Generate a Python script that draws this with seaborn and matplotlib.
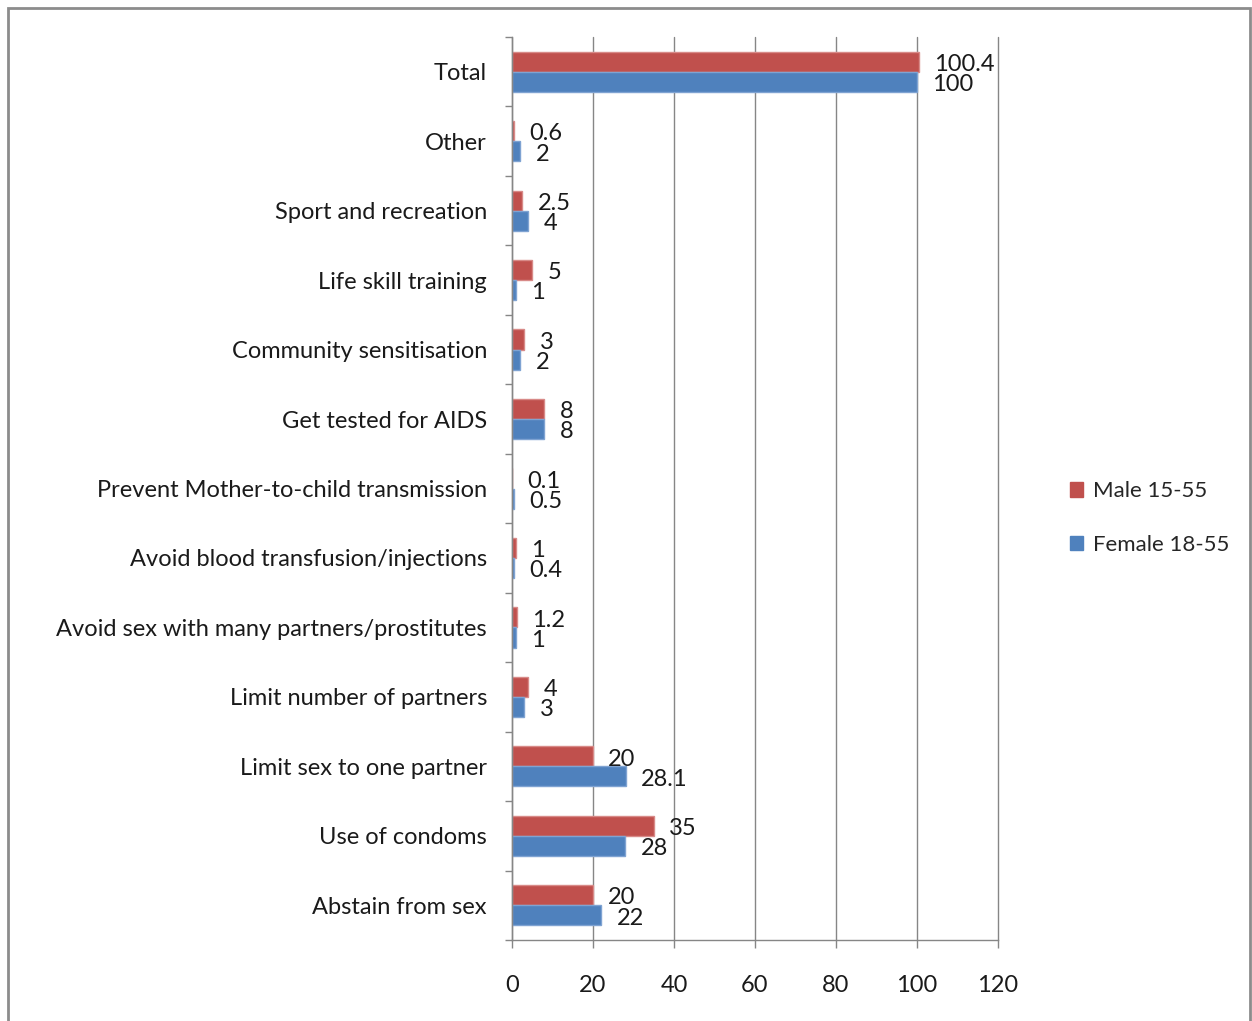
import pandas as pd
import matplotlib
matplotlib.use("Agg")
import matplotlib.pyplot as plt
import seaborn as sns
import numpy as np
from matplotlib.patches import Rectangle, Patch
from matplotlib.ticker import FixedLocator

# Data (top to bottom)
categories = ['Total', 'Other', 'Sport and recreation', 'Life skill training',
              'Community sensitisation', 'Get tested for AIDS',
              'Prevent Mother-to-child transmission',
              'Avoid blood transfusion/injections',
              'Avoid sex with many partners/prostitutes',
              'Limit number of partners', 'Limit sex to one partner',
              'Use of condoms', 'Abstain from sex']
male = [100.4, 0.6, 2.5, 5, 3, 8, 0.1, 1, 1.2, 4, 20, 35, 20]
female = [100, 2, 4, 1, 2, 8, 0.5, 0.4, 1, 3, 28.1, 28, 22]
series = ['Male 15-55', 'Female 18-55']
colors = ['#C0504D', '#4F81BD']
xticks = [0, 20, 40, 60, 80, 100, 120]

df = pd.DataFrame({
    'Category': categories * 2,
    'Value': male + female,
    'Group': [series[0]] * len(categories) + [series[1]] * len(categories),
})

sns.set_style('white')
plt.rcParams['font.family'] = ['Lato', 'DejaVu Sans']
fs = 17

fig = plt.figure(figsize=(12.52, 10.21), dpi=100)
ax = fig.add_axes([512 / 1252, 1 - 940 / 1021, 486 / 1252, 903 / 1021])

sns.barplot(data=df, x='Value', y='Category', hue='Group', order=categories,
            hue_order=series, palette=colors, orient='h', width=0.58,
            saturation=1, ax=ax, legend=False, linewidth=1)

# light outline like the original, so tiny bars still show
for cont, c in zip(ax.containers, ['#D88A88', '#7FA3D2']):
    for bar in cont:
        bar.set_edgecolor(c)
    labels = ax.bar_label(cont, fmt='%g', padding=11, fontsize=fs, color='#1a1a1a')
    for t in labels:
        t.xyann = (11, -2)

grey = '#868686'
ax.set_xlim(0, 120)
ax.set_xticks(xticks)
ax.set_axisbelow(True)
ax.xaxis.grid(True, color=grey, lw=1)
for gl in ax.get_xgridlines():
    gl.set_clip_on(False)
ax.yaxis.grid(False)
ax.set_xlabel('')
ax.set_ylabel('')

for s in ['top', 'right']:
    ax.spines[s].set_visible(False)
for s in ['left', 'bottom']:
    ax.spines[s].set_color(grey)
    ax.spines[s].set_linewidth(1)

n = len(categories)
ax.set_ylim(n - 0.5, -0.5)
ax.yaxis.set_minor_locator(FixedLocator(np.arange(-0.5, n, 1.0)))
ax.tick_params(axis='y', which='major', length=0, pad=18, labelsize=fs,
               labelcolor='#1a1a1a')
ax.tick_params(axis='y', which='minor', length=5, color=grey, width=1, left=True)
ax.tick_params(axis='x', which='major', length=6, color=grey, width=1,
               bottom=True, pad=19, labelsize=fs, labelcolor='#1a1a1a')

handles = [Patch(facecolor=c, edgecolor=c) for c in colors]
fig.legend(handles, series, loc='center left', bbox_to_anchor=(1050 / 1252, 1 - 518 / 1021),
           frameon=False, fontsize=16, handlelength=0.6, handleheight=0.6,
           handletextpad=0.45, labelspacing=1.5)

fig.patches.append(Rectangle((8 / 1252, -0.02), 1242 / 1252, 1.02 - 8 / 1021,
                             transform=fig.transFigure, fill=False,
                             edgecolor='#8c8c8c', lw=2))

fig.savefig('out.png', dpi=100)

...

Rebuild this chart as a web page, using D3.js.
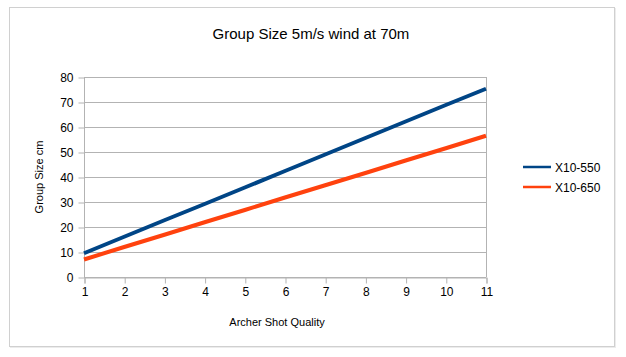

---

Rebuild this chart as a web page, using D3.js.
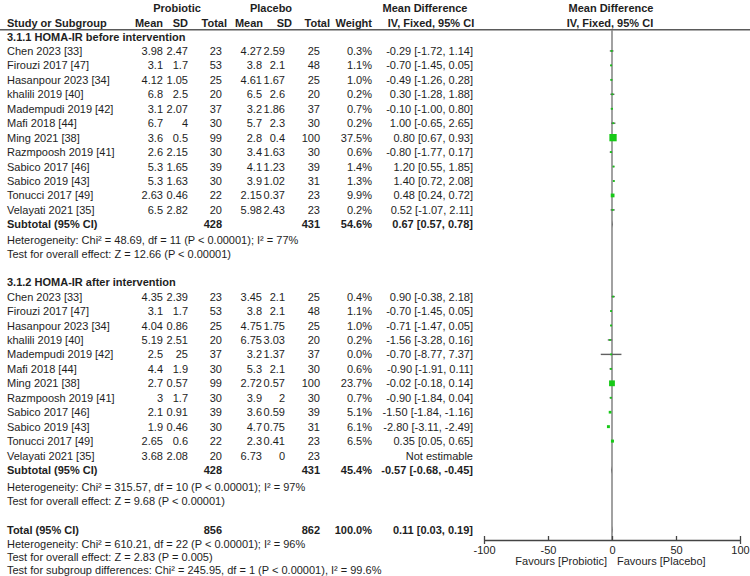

--- Exercise task ---
Without the pictures, give again exactly the lines above starting at the line containing "Generate a Python" and ending at the line containing "ax = fig.add_axes([512".

--- Output of the task ---
Generate a Python script that draws this with seaborn and matplotlib.
import pandas as pd
import matplotlib
matplotlib.use("Agg")
import matplotlib.pyplot as plt
import seaborn as sns
import numpy as np
from matplotlib.patches import Rectangle, Patch
from matplotlib.ticker import FixedLocator

# Data (top to bottom)
categories = ['Total', 'Other', 'Sport and recreation', 'Life skill training',
              'Community sensitisation', 'Get tested for AIDS',
              'Prevent Mother-to-child transmission',
              'Avoid blood transfusion/injections',
              'Avoid sex with many partners/prostitutes',
              'Limit number of partners', 'Limit sex to one partner',
              'Use of condoms', 'Abstain from sex']
male = [100.4, 0.6, 2.5, 5, 3, 8, 0.1, 1, 1.2, 4, 20, 35, 20]
female = [100, 2, 4, 1, 2, 8, 0.5, 0.4, 1, 3, 28.1, 28, 22]
series = ['Male 15-55', 'Female 18-55']
colors = ['#C0504D', '#4F81BD']
xticks = [0, 20, 40, 60, 80, 100, 120]

df = pd.DataFrame({
    'Category': categories * 2,
    'Value': male + female,
    'Group': [series[0]] * len(categories) + [series[1]] * len(categories),
})

sns.set_style('white')
plt.rcParams['font.family'] = ['Lato', 'DejaVu Sans']
fs = 17

fig = plt.figure(figsize=(12.52, 10.21), dpi=100)
ax = fig.add_axes([512 / 1252, 1 - 940 / 1021, 486 / 1252, 903 / 1021])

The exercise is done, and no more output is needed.